I sat there thinking about how long of a road one must go to overcome the scars that abuse, of any kind, can leave behind.  I have no shame in saying that what I endured was mostly mental/emotional/verbal until it escalated to physical. Being pushed around, thrown and wrestled to the point where you succumb and lay like a rag doll in defeat, if only to end the rage, end your fear and let the pain pass.

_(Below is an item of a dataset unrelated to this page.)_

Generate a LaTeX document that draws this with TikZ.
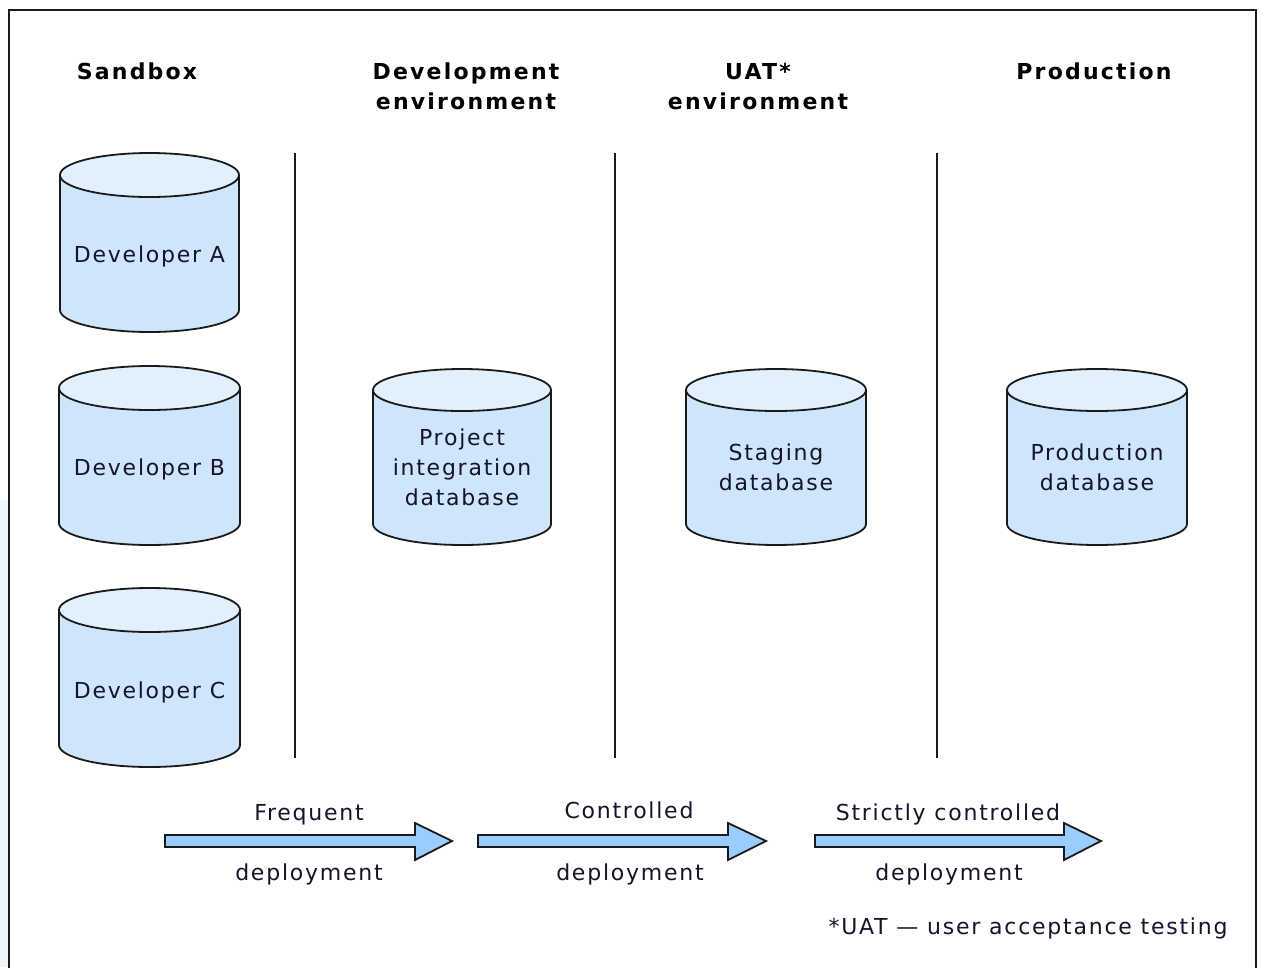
\documentclass[tikz,border=0pt]{standalone}
\usepackage{fontspec}
\setmainfont{DejaVu Sans}[LetterSpace=8]
\newfontfamily\headfont{DejaVu Sans}[LetterSpace=10]
\definecolor{txtc}{HTML}{14142A}
\definecolor{bodyc}{HTML}{CFE5FB}
\definecolor{topc}{HTML}{E2EFFC}
\definecolor{arrc}{HTML}{99CCFF}
\definecolor{edgec}{HTML}{1A1A1A}
\newcommand\dbcyl[8]{%
  \pgfmathsetmacro\cxv{(#2+#3)/2}%
  \pgfmathsetmacro\rxv{(#3-#2)/2}%
  \pgfmathsetmacro\kxv{0.5523*\rxv}%
  \pgfmathsetmacro\kyv{0.5523*#6}%
  \pgfmathsetmacro\ytv{#4+#6}%
  \pgfmathsetmacro\ybv{#5-#6}%
  \filldraw[cylbody] (#2,\ytv) -- (#2,\ybv) .. controls (#2,\ybv+\kyv) and (\cxv-\kxv,#5) .. (\cxv,#5) .. controls (\cxv+\kxv,#5) and (#3,\ybv+\kyv) .. (#3,\ybv) -- (#3,\ytv) -- cycle;
  \filldraw[cyltop] (\cxv,\ytv) ellipse [x radius=\rxv pt, y radius=#6pt];
  \node[dbtext] (#1) at (\cxv,#7) {#8};
}
\newcommand\blockarrow[4]{% #1 name #2 x0 #3 xbase #4 xtip
  \coordinate (#1-s) at (#2,841);
  \coordinate (#1-t) at (#4,841);
  \filldraw[blockarr] (#2,835) -- (#3,835) -- (#3,823) -- (#4,841) -- (#3,860) -- (#3,847) -- (#2,847) -- cycle;
}
\tikzset{
  cylbody/.style={fill=bodyc, draw=edgec, line width=1.8pt, line join=round},
  cyltop/.style={fill=topc, draw=edgec, line width=1.8pt},
  dbtext/.style={text=txtc, align=center, inner sep=0pt, font=\fontsize{22}{30}\selectfont},
  heading/.style={text=black, align=center, inner sep=0pt, font=\headfont\bfseries\fontsize{22}{30}\selectfont},
  lbl/.style={text=txtc, inner sep=0pt, anchor=base, font=\fontsize{22}{30}\selectfont},
  blockarr/.style={fill=arrc, draw=edgec, line width=1.8pt, line join=miter},
  divider/.style={draw=edgec, line width=2.8pt},
}
\begin{document}
\begin{tikzpicture}[x=1pt, y=-1pt]
\useasboundingbox (0,0) rectangle (1261,967);
\fill[white] (0,0) rectangle (1261,967);
\fill[topc!60] (0,500) rectangle (8,967);
\draw[edgec, line width=2pt] (9,968) -- (9,10) -- (1256,10) -- (1256,968);

% headings
\node[heading, anchor=base] (hsand) at (137,79) {Sandbox};
\node[heading] (hdev) at (466,86) {Development\\environment};
\node[heading] (huat) at (758,86) {UAT*\\environment};
\node[heading, anchor=base] (hprod) at (1094,79) {Production};

% dividers
\coordinate (d1a) at (295,153); \coordinate (d1b) at (295,758);
\coordinate (d2a) at (615,153); \coordinate (d2b) at (615,758);
\coordinate (d3a) at (937,153); \coordinate (d3b) at (937,758);
\draw[divider] (d1a) -- (d1b);
\draw[divider] (d2a) -- (d2b);
\draw[divider] (d3a) -- (d3b);

% databases
\dbcyl{devA}{60}{239}{153}{332}{22}{256}{Developer A}
\dbcyl{devB}{59}{240}{366}{545}{22}{469}{Developer B}
\dbcyl{devC}{59}{240}{588}{767}{22}{692}{Developer C}
\dbcyl{proj}{373}{551}{369}{545}{21}{467}{Project\\integration\\database}
\dbcyl{stag}{686}{866}{369}{545}{21}{467}{Staging\\database}
\dbcyl{prod}{1007}{1187}{369}{545}{21}{467}{Production\\database}

% deployment arrows
\blockarrow{a1}{165}{415}{452}
\blockarrow{a2}{478}{728}{766}
\blockarrow{a3}{815}{1064}{1101}
\node[lbl] (f1) at (309,820) {Frequent};
\node[lbl] (g1) at (309,880) {deployment};
\node[lbl] (f2) at (629,818) {Controlled};
\node[lbl] (g2) at (630,880) {deployment};
\node[lbl] (f3) at (948,820) {Strictly controlled};
\node[lbl] (g3) at (949,880) {deployment};
\node[lbl] (note) at (1028,934) {*UAT — user acceptance testing};
\end{tikzpicture}
\end{document}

Some people are truly not worth the salt in our tears. These are the people that bring out the worst in us, make us into people that we don't even recognize and place on on a merry-go-'round from hell. I was one of the lucky ones who mustered up the strength, the nerve, and the moxy to tell this person that I was done and wanted out. Sure, I was fearful of the retribution and fallout, but I knew if I didn't walk away, I would be stuck in an endless cycle of unhappiness.

So that was it. In a weekend's time, I packed up everything that was mine and left. He wasn't home to object, to guilt, to anything. He was off, having his fun and I was quietly making arrangements for the rest of my life.

Happiness started the moment I walked out of that house for the last time and I have never looked back. Forgetting though, is something I will probably never be able to do. I still get panic stricken when people raise their voices around me, I cannot stand feeling trapped, if someone raises a hand around me I still flinch and partially cower like some beat animal and certain smells evoke a reaction of stomach turning.

Damaged goods? Perhaps so. But I like to think of the label as "Handle With Care." "Fragile Contents Inside." The boyfriend I have now is very understanding and perhaps a bit of a saint to engage in this delicate dance with me. He understands and doesn't get how a man could have been so mean to someone so small and friendly with an innocent outlook on life and the world (descriptors from others).

So ladies (and gents) - if you are in a relationship where you aren't being treated kindly, I can say to you it will be scary to go at first, but once you're gone, then you can start to fix what got broken in the process of. It's a long road, but the first step starts when you say "enough."